>>>

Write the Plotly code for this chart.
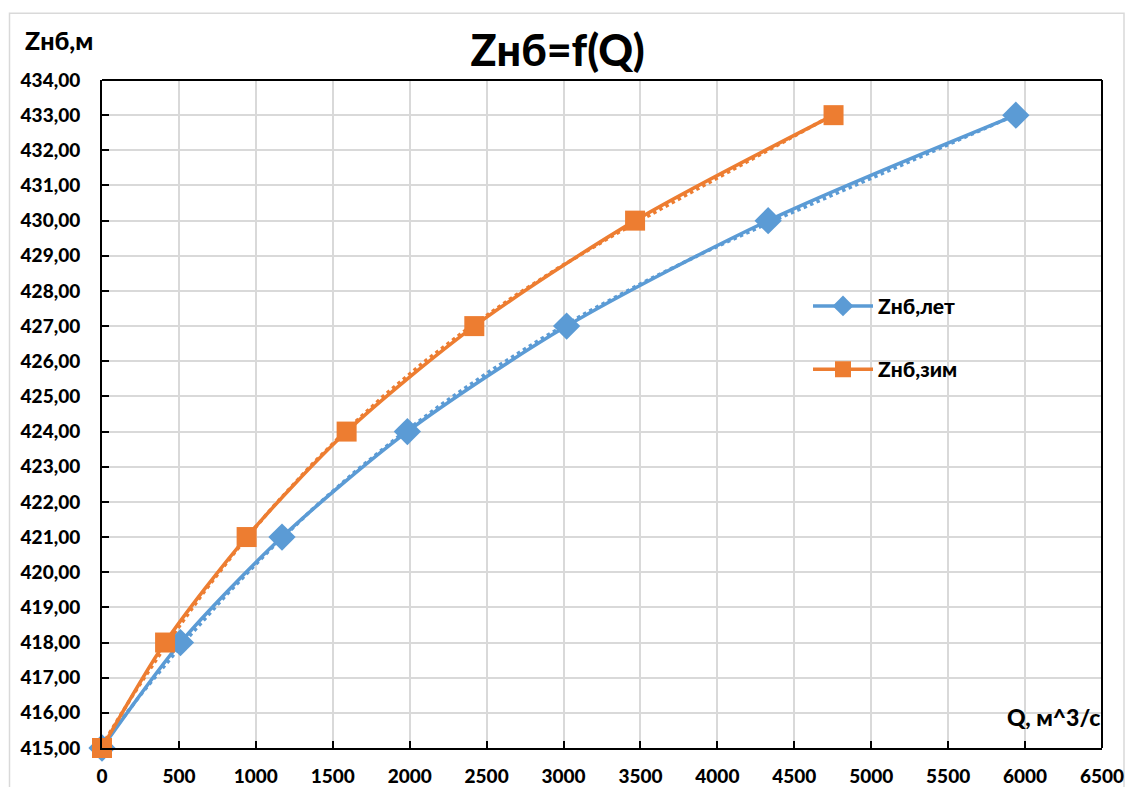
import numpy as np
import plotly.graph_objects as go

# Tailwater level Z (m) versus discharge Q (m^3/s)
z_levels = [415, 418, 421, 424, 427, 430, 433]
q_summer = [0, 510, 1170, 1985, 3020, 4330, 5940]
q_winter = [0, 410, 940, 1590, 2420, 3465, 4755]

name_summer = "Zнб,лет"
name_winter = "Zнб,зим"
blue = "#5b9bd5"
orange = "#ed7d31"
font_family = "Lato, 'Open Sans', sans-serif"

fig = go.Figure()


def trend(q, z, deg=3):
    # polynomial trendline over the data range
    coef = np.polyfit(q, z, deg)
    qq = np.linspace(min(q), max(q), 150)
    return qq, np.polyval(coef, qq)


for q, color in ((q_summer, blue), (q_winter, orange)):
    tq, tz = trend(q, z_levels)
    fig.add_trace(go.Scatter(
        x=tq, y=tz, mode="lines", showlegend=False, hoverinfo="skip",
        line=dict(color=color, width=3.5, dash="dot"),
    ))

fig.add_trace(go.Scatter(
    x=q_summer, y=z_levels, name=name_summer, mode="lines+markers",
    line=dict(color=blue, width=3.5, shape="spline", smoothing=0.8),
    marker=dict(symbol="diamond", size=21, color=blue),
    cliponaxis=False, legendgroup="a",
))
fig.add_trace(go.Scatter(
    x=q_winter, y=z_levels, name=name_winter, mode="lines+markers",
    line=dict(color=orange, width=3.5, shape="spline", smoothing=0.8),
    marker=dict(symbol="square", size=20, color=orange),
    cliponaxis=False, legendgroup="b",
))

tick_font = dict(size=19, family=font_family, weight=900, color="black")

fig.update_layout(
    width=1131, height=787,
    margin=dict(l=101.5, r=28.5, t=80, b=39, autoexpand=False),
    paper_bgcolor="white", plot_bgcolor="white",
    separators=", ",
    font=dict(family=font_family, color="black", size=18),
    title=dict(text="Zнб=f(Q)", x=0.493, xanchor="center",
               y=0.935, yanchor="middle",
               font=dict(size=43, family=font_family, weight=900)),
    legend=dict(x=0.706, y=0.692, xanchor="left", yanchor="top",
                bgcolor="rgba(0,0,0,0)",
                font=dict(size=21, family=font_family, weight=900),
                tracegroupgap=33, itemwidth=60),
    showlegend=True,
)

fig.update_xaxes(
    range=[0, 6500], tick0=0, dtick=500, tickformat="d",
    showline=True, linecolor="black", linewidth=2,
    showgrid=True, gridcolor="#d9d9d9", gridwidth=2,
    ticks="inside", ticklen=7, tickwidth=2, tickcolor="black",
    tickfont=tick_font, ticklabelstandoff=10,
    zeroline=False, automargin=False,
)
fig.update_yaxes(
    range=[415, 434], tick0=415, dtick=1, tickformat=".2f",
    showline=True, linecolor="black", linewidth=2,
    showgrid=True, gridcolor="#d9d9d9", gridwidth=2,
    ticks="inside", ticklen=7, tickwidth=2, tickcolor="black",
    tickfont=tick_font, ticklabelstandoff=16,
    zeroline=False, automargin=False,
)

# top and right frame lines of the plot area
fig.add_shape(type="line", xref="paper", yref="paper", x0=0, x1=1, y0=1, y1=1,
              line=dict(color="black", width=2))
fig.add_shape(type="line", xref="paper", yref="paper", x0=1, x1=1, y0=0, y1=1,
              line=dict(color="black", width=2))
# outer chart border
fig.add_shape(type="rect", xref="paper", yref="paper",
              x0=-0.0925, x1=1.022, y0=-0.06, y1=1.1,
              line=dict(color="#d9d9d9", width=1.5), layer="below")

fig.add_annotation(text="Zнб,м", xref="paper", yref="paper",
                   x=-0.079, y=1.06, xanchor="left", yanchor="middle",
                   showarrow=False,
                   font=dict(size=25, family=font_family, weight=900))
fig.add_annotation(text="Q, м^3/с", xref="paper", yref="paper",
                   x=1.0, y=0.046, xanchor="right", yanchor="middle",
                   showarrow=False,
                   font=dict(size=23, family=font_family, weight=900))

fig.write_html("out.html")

<<<
>>>

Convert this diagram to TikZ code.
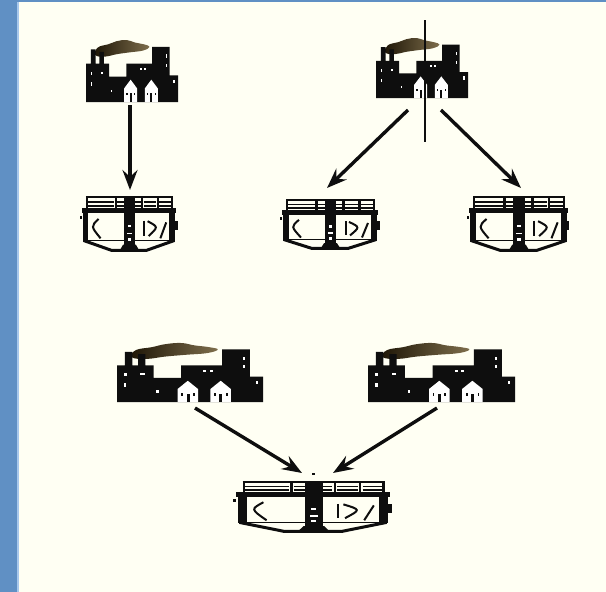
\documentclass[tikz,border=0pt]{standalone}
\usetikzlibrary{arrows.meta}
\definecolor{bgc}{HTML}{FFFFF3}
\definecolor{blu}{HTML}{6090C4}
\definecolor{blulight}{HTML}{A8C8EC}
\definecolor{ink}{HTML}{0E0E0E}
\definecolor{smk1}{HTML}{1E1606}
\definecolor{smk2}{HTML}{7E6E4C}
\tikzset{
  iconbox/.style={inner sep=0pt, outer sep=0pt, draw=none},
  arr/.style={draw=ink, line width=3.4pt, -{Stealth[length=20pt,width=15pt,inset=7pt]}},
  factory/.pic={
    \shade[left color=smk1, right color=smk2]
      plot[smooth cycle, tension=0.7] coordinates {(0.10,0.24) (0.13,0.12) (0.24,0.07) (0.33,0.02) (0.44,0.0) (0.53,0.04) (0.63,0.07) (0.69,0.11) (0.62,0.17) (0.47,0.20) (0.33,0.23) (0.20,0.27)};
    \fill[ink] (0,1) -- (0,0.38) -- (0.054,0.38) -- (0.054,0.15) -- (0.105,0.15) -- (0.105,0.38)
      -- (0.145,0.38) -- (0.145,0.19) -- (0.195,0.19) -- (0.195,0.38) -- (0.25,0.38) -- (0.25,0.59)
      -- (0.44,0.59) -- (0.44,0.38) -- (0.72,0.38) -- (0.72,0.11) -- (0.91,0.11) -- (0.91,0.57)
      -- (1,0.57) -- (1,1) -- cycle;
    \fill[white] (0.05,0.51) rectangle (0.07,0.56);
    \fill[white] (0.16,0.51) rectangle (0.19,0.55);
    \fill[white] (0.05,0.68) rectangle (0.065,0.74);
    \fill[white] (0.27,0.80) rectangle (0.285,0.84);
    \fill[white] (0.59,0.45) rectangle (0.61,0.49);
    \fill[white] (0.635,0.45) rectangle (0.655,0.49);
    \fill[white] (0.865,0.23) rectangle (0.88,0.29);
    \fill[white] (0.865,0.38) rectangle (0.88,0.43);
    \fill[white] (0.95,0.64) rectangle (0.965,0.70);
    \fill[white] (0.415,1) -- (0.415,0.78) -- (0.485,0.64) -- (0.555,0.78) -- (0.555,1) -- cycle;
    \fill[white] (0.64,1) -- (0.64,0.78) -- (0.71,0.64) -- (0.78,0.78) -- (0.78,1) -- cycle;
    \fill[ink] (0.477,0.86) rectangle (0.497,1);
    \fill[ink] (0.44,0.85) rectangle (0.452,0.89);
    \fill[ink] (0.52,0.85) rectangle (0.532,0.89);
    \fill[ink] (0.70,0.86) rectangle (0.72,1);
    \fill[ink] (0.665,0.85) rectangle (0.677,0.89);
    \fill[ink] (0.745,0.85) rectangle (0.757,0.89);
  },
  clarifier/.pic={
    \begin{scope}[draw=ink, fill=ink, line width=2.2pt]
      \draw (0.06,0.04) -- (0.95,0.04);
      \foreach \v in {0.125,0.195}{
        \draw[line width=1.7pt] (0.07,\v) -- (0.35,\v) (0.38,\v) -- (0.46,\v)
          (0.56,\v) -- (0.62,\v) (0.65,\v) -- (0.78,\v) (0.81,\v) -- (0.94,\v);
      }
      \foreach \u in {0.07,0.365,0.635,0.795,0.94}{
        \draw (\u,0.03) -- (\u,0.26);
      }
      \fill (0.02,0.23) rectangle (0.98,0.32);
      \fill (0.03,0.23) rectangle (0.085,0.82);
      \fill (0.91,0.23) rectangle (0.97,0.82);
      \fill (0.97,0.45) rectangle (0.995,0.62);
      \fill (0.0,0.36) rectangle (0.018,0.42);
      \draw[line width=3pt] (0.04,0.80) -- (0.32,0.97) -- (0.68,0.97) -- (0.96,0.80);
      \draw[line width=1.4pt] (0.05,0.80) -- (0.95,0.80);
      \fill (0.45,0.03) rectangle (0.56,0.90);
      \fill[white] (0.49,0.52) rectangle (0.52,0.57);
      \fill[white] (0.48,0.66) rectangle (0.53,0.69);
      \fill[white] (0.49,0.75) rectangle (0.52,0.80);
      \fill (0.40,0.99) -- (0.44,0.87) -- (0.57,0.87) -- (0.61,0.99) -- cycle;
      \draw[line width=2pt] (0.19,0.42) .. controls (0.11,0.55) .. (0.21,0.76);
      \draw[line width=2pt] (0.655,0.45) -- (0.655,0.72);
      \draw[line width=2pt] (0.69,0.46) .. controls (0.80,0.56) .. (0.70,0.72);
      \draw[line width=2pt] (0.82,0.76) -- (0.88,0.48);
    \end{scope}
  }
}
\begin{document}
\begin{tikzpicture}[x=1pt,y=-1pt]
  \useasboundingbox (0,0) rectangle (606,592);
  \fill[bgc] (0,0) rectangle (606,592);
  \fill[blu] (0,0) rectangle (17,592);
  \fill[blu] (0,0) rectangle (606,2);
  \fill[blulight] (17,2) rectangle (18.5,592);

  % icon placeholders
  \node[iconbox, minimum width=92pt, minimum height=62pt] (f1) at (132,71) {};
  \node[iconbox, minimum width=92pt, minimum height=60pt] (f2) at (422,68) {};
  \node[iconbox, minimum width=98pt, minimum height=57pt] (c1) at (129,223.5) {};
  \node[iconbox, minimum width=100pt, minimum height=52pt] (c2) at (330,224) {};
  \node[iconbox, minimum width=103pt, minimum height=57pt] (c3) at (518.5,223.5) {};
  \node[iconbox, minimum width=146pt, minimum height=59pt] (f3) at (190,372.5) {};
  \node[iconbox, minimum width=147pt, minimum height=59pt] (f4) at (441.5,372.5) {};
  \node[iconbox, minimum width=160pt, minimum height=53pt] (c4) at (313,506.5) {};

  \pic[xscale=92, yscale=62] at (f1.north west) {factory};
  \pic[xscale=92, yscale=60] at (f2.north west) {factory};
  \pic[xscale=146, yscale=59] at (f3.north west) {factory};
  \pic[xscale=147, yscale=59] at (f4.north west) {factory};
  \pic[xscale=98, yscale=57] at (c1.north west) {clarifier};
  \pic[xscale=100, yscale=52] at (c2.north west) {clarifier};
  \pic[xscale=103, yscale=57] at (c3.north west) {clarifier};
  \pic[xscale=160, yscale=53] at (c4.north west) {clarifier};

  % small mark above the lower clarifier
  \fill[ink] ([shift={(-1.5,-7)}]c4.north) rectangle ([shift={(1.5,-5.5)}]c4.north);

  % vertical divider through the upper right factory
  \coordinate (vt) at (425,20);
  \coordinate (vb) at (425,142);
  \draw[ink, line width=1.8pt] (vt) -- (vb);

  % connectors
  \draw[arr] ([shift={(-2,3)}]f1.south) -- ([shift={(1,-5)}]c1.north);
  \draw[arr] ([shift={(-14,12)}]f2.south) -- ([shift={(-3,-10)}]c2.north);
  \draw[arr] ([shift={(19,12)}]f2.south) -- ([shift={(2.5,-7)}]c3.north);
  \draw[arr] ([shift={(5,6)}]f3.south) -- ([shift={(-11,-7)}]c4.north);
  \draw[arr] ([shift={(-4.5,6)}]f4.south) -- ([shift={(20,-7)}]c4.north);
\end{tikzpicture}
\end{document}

<<<
>>>

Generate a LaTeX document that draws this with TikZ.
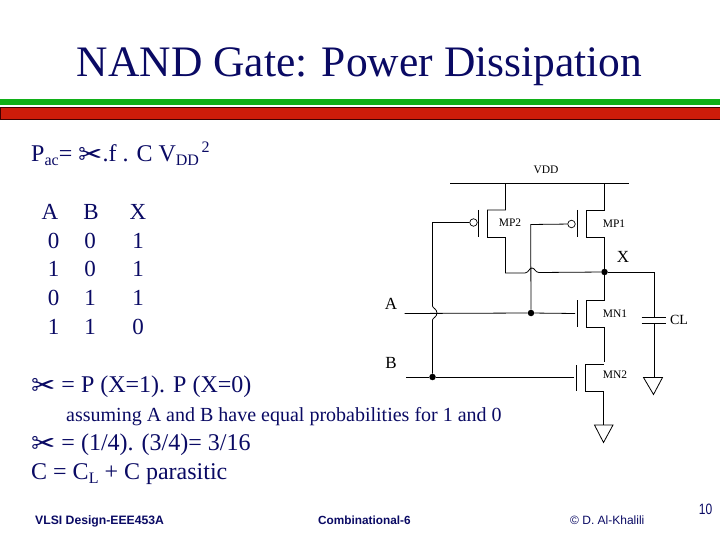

<<<

> **SHORT EXERCISE**:
In the listing above, find each line with the word "code" and copy it.

> **CORRECT OUTPUT**:
Write the Plotly code for this chart.
Convert this diagram to TikZ code.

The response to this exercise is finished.